[Your instructions] Word for word, give the material below again, minus any images.

[Dataset excerpts]
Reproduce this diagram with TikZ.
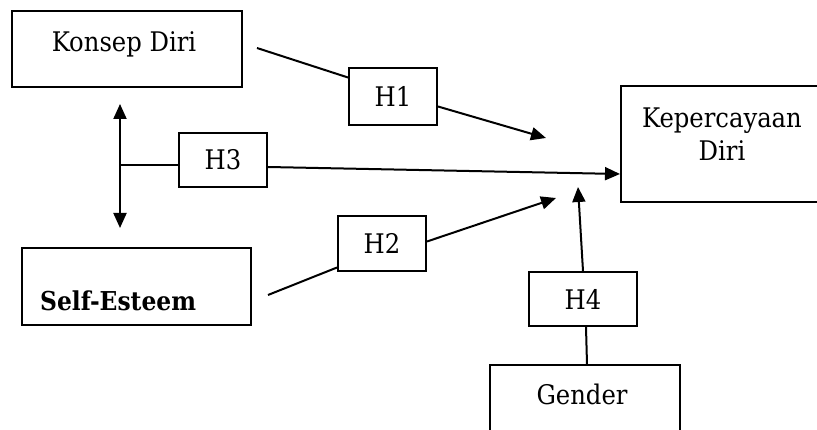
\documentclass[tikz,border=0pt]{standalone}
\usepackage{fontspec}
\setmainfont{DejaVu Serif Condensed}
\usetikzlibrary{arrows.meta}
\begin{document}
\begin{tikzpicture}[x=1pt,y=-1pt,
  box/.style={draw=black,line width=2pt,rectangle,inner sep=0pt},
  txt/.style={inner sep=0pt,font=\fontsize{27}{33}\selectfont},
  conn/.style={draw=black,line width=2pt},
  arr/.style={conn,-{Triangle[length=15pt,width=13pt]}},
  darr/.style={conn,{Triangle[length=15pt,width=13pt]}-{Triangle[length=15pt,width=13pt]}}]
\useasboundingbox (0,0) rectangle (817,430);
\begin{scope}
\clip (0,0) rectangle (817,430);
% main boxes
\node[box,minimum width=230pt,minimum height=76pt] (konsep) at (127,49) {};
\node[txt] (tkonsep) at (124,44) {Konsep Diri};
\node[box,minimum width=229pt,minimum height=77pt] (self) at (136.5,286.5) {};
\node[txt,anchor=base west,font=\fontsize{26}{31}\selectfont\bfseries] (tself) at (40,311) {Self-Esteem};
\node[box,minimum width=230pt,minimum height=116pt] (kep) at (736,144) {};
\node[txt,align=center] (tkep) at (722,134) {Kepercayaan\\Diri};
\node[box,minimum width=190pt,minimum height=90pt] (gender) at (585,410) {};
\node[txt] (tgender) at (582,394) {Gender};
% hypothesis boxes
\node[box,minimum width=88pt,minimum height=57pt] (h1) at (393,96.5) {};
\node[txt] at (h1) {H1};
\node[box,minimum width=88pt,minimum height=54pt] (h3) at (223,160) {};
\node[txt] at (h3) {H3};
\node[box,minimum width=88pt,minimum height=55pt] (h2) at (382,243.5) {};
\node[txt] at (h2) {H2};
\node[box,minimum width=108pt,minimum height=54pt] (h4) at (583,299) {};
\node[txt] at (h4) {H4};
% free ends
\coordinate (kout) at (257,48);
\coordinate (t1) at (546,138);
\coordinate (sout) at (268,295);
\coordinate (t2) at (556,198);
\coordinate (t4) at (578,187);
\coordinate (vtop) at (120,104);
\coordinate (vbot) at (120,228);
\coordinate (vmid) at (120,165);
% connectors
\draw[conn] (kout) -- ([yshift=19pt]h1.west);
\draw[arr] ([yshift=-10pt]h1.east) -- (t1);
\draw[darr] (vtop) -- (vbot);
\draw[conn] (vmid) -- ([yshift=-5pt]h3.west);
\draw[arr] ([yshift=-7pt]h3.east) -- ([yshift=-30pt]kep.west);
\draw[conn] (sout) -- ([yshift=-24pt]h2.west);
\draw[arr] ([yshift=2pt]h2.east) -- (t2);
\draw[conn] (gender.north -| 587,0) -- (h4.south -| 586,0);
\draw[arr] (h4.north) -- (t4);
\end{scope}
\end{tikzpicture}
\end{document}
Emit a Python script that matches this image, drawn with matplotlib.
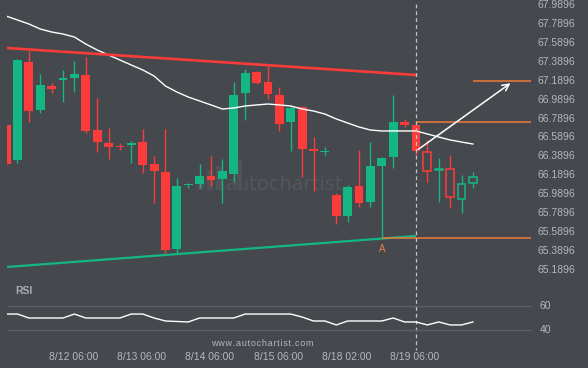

[The completed task]
Reproduce this diagram with TikZ.
\documentclass[tikz,border=0pt]{standalone}
\usepackage{fontspec}
\setmainfont{DejaVu Serif Condensed}
\usetikzlibrary{arrows.meta}
\begin{document}
\begin{tikzpicture}[x=1pt,y=-1pt,
  box/.style={draw=black,line width=2pt,rectangle,inner sep=0pt},
  txt/.style={inner sep=0pt,font=\fontsize{27}{33}\selectfont},
  conn/.style={draw=black,line width=2pt},
  arr/.style={conn,-{Triangle[length=15pt,width=13pt]}},
  darr/.style={conn,{Triangle[length=15pt,width=13pt]}-{Triangle[length=15pt,width=13pt]}}]
\useasboundingbox (0,0) rectangle (817,430);
\begin{scope}
\clip (0,0) rectangle (817,430);
% main boxes
\node[box,minimum width=230pt,minimum height=76pt] (konsep) at (127,49) {};
\node[txt] (tkonsep) at (124,44) {Konsep Diri};
\node[box,minimum width=229pt,minimum height=77pt] (self) at (136.5,286.5) {};
\node[txt,anchor=base west,font=\fontsize{26}{31}\selectfont\bfseries] (tself) at (40,311) {Self-Esteem};
\node[box,minimum width=230pt,minimum height=116pt] (kep) at (736,144) {};
\node[txt,align=center] (tkep) at (722,134) {Kepercayaan\\Diri};
\node[box,minimum width=190pt,minimum height=90pt] (gender) at (585,410) {};
\node[txt] (tgender) at (582,394) {Gender};
% hypothesis boxes
\node[box,minimum width=88pt,minimum height=57pt] (h1) at (393,96.5) {};
\node[txt] at (h1) {H1};
\node[box,minimum width=88pt,minimum height=54pt] (h3) at (223,160) {};
\node[txt] at (h3) {H3};
\node[box,minimum width=88pt,minimum height=55pt] (h2) at (382,243.5) {};
\node[txt] at (h2) {H2};
\node[box,minimum width=108pt,minimum height=54pt] (h4) at (583,299) {};
\node[txt] at (h4) {H4};
% free ends
\coordinate (kout) at (257,48);
\coordinate (t1) at (546,138);
\coordinate (sout) at (268,295);
\coordinate (t2) at (556,198);
\coordinate (t4) at (578,187);
\coordinate (vtop) at (120,104);
\coordinate (vbot) at (120,228);
\coordinate (vmid) at (120,165);
% connectors
\draw[conn] (kout) -- ([yshift=19pt]h1.west);
\draw[arr] ([yshift=-10pt]h1.east) -- (t1);
\draw[darr] (vtop) -- (vbot);
\draw[conn] (vmid) -- ([yshift=-5pt]h3.west);
\draw[arr] ([yshift=-7pt]h3.east) -- ([yshift=-30pt]kep.west);
\draw[conn] (sout) -- ([yshift=-24pt]h2.west);
\draw[arr] ([yshift=2pt]h2.east) -- (t2);
\draw[conn] (gender.north -| 587,0) -- (h4.south -| 586,0);
\draw[arr] (h4.north) -- (t4);
\end{scope}
\end{tikzpicture}
\end{document}
Emit a Python script that matches this image, drawn with matplotlib.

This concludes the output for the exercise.